Well, given a ParseRuleContext I can take the rule index and find the name. I have generated the parser for the Python grammar to have some examples, so let’s see how to do that with an actual class:
Python3Parser.Single_inputContext astRoot = pythonParse(...my code...); String ruleName = Python3Parser.ruleNames[astRoot.getRuleIndex()];
Let’s look at the class Single_inputContext:
public static class Single_inputContext extends ParserRuleContext { public TerminalNode NEWLINE() { return getToken(Python3Parser.NEWLINE, 0); } public Simple_stmtContext simple_stmt() { return getRuleContext(Simple_stmtContext.class,0); } public Compound_stmtContext compound_stmt() { return getRuleContext(Compound_stmtContext.class,0); } public Single_inputContext(ParserRuleContext parent, int invokingState) { super(parent, invokingState); } @Override public int getRuleIndex() { return RULE_single_input; } @Override public void enterRule(ParseTreeListener listener) { if ( listener instanceof Python3Listener ) ((Python3Listener)listener).enterSingle_input(this); } @Override public void exitRule(ParseTreeListener listener) { if ( listener instanceof Python3Listener ) ((Python3Listener)listener).exitSingle_input(this); } }
In this case I would like to:
I should obtain something like this:
<Single_input NEWLINES="..."> <Simple_stmt>...</Simple_stmt> <Compund_stmt>...</Compunt_stmt> </root>
Good.
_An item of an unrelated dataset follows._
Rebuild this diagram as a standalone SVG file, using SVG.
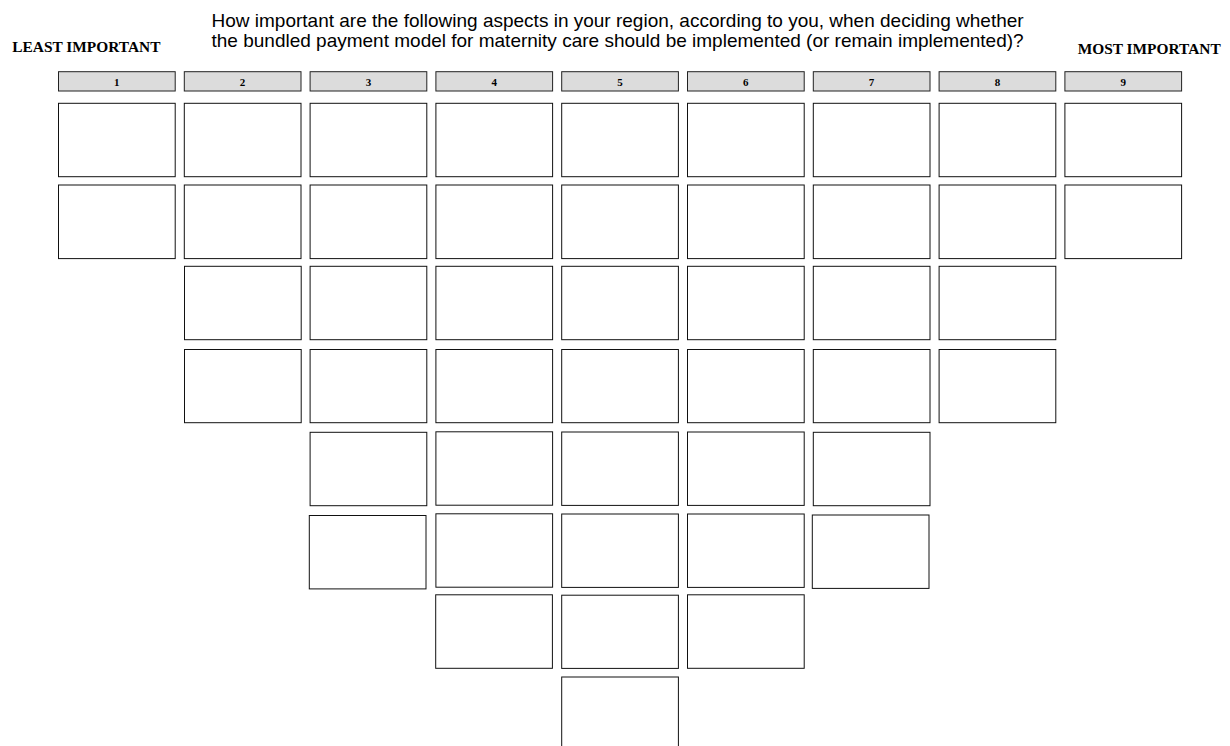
<svg xmlns="http://www.w3.org/2000/svg" width="1230" height="746" viewBox="0 0 1230 746">
<style>
.title{font-family:"Liberation Sans",Arial,sans-serif;font-size:19px;fill:#000}
.side{font-family:"Liberation Serif","Times New Roman",serif;font-size:15.4px;font-weight:bold;fill:#000}
.hdr rect{fill:#dcdcdc;stroke:#222;stroke-width:1}
.hdr text{font-family:"Liberation Serif","Times New Roman",serif;font-size:11px;font-weight:bold;fill:#000;text-anchor:middle}
.box rect{fill:#fff;stroke:#111;stroke-width:1}
</style>
<rect width="1230" height="746" fill="#fff"/>
<g id="title">
<text class="title" x="211.5" y="26.5">How important are the following aspects in your region, according to you, when deciding whether</text>
<text class="title" x="211.5" y="47">the bundled payment model for maternity care should be implemented (or remain implemented)?</text>
</g>
<g id="label-least"><text class="side" x="12.3" y="51.5">LEAST IMPORTANT</text></g>
<g id="label-most"><text class="side" x="1077.7" y="54">MOST IMPORTANT</text></g>
<g id="headers">
<g id="h1" class="hdr"><rect x="58.5" y="71.7" width="116.7" height="19.3"/><text x="116.8" y="85.5">1</text></g>
<g id="h2" class="hdr"><rect x="184.3" y="71.7" width="116.7" height="19.3"/><text x="242.6" y="85.5">2</text></g>
<g id="h3" class="hdr"><rect x="310.1" y="71.7" width="116.7" height="19.3"/><text x="368.4" y="85.5">3</text></g>
<g id="h4" class="hdr"><rect x="435.9" y="71.7" width="116.7" height="19.3"/><text x="494.2" y="85.5">4</text></g>
<g id="h5" class="hdr"><rect x="561.7" y="71.7" width="116.7" height="19.3"/><text x="620" y="85.5">5</text></g>
<g id="h6" class="hdr"><rect x="687.5" y="71.7" width="116.7" height="19.3"/><text x="745.8" y="85.5">6</text></g>
<g id="h7" class="hdr"><rect x="813.3" y="71.7" width="116.7" height="19.3"/><text x="871.6" y="85.5">7</text></g>
<g id="h8" class="hdr"><rect x="939.1" y="71.7" width="116.7" height="19.3"/><text x="997.4" y="85.5">8</text></g>
<g id="h9" class="hdr"><rect x="1064.9" y="71.7" width="116.7" height="19.3"/><text x="1123.2" y="85.5">9</text></g>
</g>
<g id="connectors"/>
<g id="boxes">
<g id="r1c1" class="box"><rect x="58.5" y="103.3" width="116.7" height="73.4"/></g>
<g id="r1c2" class="box"><rect x="184.3" y="103.3" width="116.7" height="73.4"/></g>
<g id="r1c3" class="box"><rect x="310.1" y="103.3" width="116.7" height="73.4"/></g>
<g id="r1c4" class="box"><rect x="435.9" y="103.3" width="116.7" height="73.4"/></g>
<g id="r1c5" class="box"><rect x="561.7" y="103.3" width="116.7" height="73.4"/></g>
<g id="r1c6" class="box"><rect x="687.5" y="103.3" width="116.7" height="73.4"/></g>
<g id="r1c7" class="box"><rect x="813.3" y="103.3" width="116.7" height="73.4"/></g>
<g id="r1c8" class="box"><rect x="939.1" y="103.3" width="116.7" height="73.4"/></g>
<g id="r1c9" class="box"><rect x="1064.9" y="103.3" width="116.7" height="73.4"/></g>

<g id="r2c1" class="box"><rect x="58.5" y="185" width="116.7" height="73.6"/></g>
<g id="r2c2" class="box"><rect x="184.3" y="185" width="116.7" height="73.6"/></g>
<g id="r2c3" class="box"><rect x="310.1" y="185" width="116.7" height="73.6"/></g>
<g id="r2c4" class="box"><rect x="435.9" y="185" width="116.7" height="73.6"/></g>
<g id="r2c5" class="box"><rect x="561.7" y="185" width="116.7" height="73.6"/></g>
<g id="r2c6" class="box"><rect x="687.5" y="185" width="116.7" height="73.6"/></g>
<g id="r2c7" class="box"><rect x="813.3" y="185" width="116.7" height="73.6"/></g>
<g id="r2c8" class="box"><rect x="939.1" y="185" width="116.7" height="73.6"/></g>
<g id="r2c9" class="box"><rect x="1064.9" y="185" width="116.7" height="73.6"/></g>

<g id="r3c2" class="box"><rect x="184.5" y="266.3" width="116.7" height="73.4"/></g>
<g id="r3c3" class="box"><rect x="310.1" y="266.3" width="116.7" height="73.4"/></g>
<g id="r3c4" class="box"><rect x="435.9" y="266.3" width="116.7" height="73.4"/></g>
<g id="r3c5" class="box"><rect x="561.7" y="266.3" width="116.7" height="73.4"/></g>
<g id="r3c6" class="box"><rect x="687.5" y="266.3" width="116.7" height="73.4"/></g>
<g id="r3c7" class="box"><rect x="813.3" y="266.3" width="116.7" height="73.4"/></g>
<g id="r3c8" class="box"><rect x="939.1" y="266.3" width="116.7" height="73.4"/></g>

<g id="r4c2" class="box"><rect x="184.5" y="349.5" width="116.7" height="73.2"/></g>
<g id="r4c3" class="box"><rect x="310.1" y="349.5" width="116.7" height="73.2"/></g>
<g id="r4c4" class="box"><rect x="435.9" y="349.5" width="116.7" height="73.2"/></g>
<g id="r4c5" class="box"><rect x="561.7" y="349.5" width="116.7" height="73.2"/></g>
<g id="r4c6" class="box"><rect x="687.5" y="349.5" width="116.7" height="73.2"/></g>
<g id="r4c7" class="box"><rect x="813.3" y="349.5" width="116.7" height="73.2"/></g>
<g id="r4c8" class="box"><rect x="939.1" y="349.5" width="116.7" height="73.2"/></g>

<g id="r5c3" class="box"><rect x="310.1" y="432.3" width="116.7" height="73.4"/></g>
<g id="r5c4" class="box"><rect x="435.9" y="431.8" width="116.7" height="73.4"/></g>
<g id="r5c5" class="box"><rect x="561.7" y="432" width="116.7" height="73.4"/></g>
<g id="r5c6" class="box"><rect x="687.5" y="432" width="116.7" height="73.4"/></g>
<g id="r5c7" class="box"><rect x="813.3" y="432.3" width="116.7" height="73.4"/></g>

<g id="r6c3" class="box"><rect x="309.3" y="515.5" width="116.7" height="73.4"/></g>
<g id="r6c4" class="box"><rect x="435.9" y="513.8" width="116.7" height="73.4"/></g>
<g id="r6c5" class="box"><rect x="561.7" y="514" width="116.7" height="73.4"/></g>
<g id="r6c6" class="box"><rect x="687.5" y="514" width="116.7" height="73.4"/></g>
<g id="r6c7" class="box"><rect x="812.3" y="515" width="116.7" height="73.4"/></g>

<g id="r7c4" class="box"><rect x="435.7" y="594.8" width="116.7" height="73.5"/></g>
<g id="r7c5" class="box"><rect x="561.7" y="595.2" width="116.7" height="73.2"/></g>
<g id="r7c6" class="box"><rect x="687.5" y="594.8" width="116.7" height="73.5"/></g>

<g id="r8c5" class="box"><rect x="561.7" y="677" width="116.7" height="73.4"/></g>
</g>
</svg>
It is very easy for me to look at the class and recognize these elements, however how can I do that automatically?
Reflection, obviously, you will think.
Yes. That would work. However what if when we have multiple elements? Take this class:
public static class File_inputContext extends ParserRuleContext { public TerminalNode EOF() { return getToken(Python3Parser.EOF, 0); } public List<TerminalNode> NEWLINE() { return getTokens(Python3Parser.NEWLINE); } public TerminalNode NEWLINE(int i) { return getToken(Python3Parser.NEWLINE, i); } public List<StmtContext> stmt() { return getRuleContexts(StmtContext.class); } public StmtContext stmt(int i) { return getRuleContext(StmtContext.class,i); } public File_inputContext(ParserRuleContext parent, int invokingState) { super(parent, invokingState); } @Override public int getRuleIndex() { return RULE_file_input; } @Override public void enterRule(ParseTreeListener listener) { if ( listener instanceof Python3Listener ) ((Python3Listener)listener).enterFile_input(this); } @Override public void exitRule(ParseTreeListener listener) { if ( listener instanceof Python3Listener ) ((Python3Listener)listener).exitFile_input(this); } }
Class clazz = Python3Parser.File_inputContext.class; Method method = clazz.getMethod("stmt"); Type listType = method.getGenericReturnType(); if (listType instanceof ParameterizedType) { Type elementType = ((ParameterizedType) listType).getActualTypeArguments()[0]; System.out.println("ELEMENT TYPE "+elementType); }
ELEMENT TYPE class me.tomassetti.antlrplus.python.Python3Parser$StmtContext
How the metamodel should like?
To define metamodels I would not try to come up anything fancy. I would use the classical schema which is at the base of EMF and it is similar to what it is available in MPS.
I would add a sort of container named Package or Metamodel. The Package would list several Entities. We could also mark one of those entity as the root Entity.
Each Entity would have:
- a name
- an optional parent Entity (from which it inherits properties and relations)
- a list of properties
- a list of relations
Each Property would have:
- a name
- a type chosen among the primitive type. In practice I expect to use just String and Integers. Possibly enums in the future
- a multiplicity (1 or many)
Each Relation would have:
- a name
- the kind: containment or reference. Now, the AST knows only about containments, however later we could implement symbol resolution and model transformations and at that stage we will need references
- a target type: another Entity
- a multiplicity (1 or many)
Next steps
I would start building a metamodel and later building generic tools taking advantage of the metamodel.
There are other things that typically need:
- transformations: the AST which I generally get from ANTLR is determined by how I am force to express the grammar to obtain something parsable. Sometimes I have also to do some refactoring to improve performance. I want to transform the AST after parsing to obtain closer to the logical structure of the language.
- unmarshalling: from the AST I want to produce the test back
- symbol resolution: this could be absolutely not trivial, as I have found out building a symbol solver for Java
Yes, I know that some of you are thinking: just use Xtext. While I like EMF (Xtext is built on top of it), it has a steep learning curve and I have seen many people confused by it. I also do not like how OSGi plays with the non-OSGi world. Finally Xtext is coming with a lot of dependencies.
Do not get my wrong: I think Xtext is an amazing solution in a lot of contexts. However there are clients who prefer a leaner approach. For the cases in which it makes sense we need an alternative. I think it can be built on top of ANTLR, but there is work to do.
By the way years ago I built something similar for .NET and I called it NetModelingFramework.